Subscribe to comments for this post

12 comments
Leave a comment »

  1. My grandmother used to take me into the nearby mountains to pick herbs and nuts depending on what time of the year it was. As a child I loved going to the sea and catching fish and digging up clams and ate anything and everything edible. It was fun to eat things I had hunted or foraged for versus the stuff from a store. I haven’t been able to do any of this in my adult life because I lived mostly in big cities. Maybe now that I’m living in a relatively small coastal town I can find out what exactly I can do here. Maybe I should start fishing again? Somehow I was happier when I spent some of my life hunting and foraging – life seems a bit empty without this activity.

  2. Yum! I can attest to the fact that the onions were delicious! Everything you prepared and served was delectable! Truly a gourmet feast to savour and remember! Especially the fresh asparagus soup. Appreciation and thanks!

  3. Paradise on earth indeed. Especially when you’re reeling in 40 lb. cows while trolling off the southern bluffs.

  4. Oh, I adore onions, and leeks, and garlic, and chives… I am always lost if I run out of onions in the house, because I find that everything I make starts with at least one onion. I’ve recently started making quite a few things with shallots too, although I will never give up on onions altogether. I will have to try grilling young leeks or spring onions- that sounds really good.

  5. Chris: Hell yeah! I miss the big stripers of New England — ours here in California rarely grow beyond 30 pounds.

    Angry Brit: Use more shallots. It will make a big difference in your food…

  6. Your post made me think of my childhood, picking tiny wild strawberries, no bigger than the tip of my finger, and wild blackberries.My Mom and I would hike halfway up the mountain behind our house, through the fields. It took forever to pick them, but the payoff was worth every minute.

    As for onions and all things related, I am always baffled by people who don’t use them. My ex’s mother would never use them in anything. Come to think of it, the only seasoning she ever used was salt. Needless to say, I avoided dinner at the in-laws like the plague!

  7. me? i live for ramps. they are, to me the truffle of the allium.

  8. A whole Vidalia with a pat of butter nuked in the microwave in a covered dish.
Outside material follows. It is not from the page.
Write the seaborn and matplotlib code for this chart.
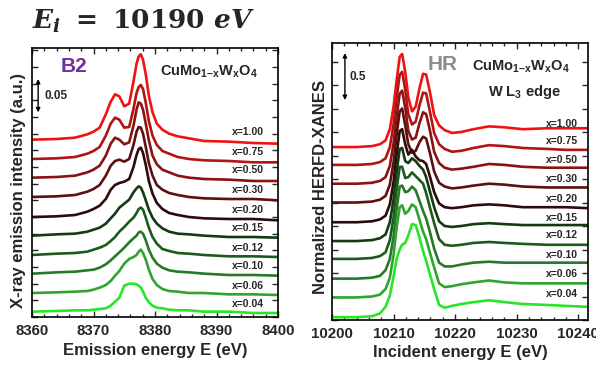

Heaven.

  9. Mmm… caramelized onions. Tortilla espanol might be on the menu for dinner tonight. :)

  10. I remember a quote from Roy Andres De Groot, Feast of the Season cookbook:

    “Scallions are for boys, onions are for men, and garlic is for heroes”.

    I still love that quote, and scallions, and onions, and garlic.

  11. Tina: Boy do I love wild strawberries, too! And as for you anti-onion ex’s mother, some people cannot be saved…

    Claudia: I too love ramps, but they don’t grow in California. Wah.

    Carolina: I have slow-roasted Vidalias and similar onions until they are caramel. Top with toasted ground anise seeds. Also heaven…

    Mike: GREAT quote! May have to borrow that one…

  12. The only thing missing from this post is some rhapsodic waxing about ramps; I ordered a bunch of bulbs from WV a couple of years ago, and now I have a burgeoning patch that needs zero maintenance. We have those wild chives in freakish abundance right now. Nice post.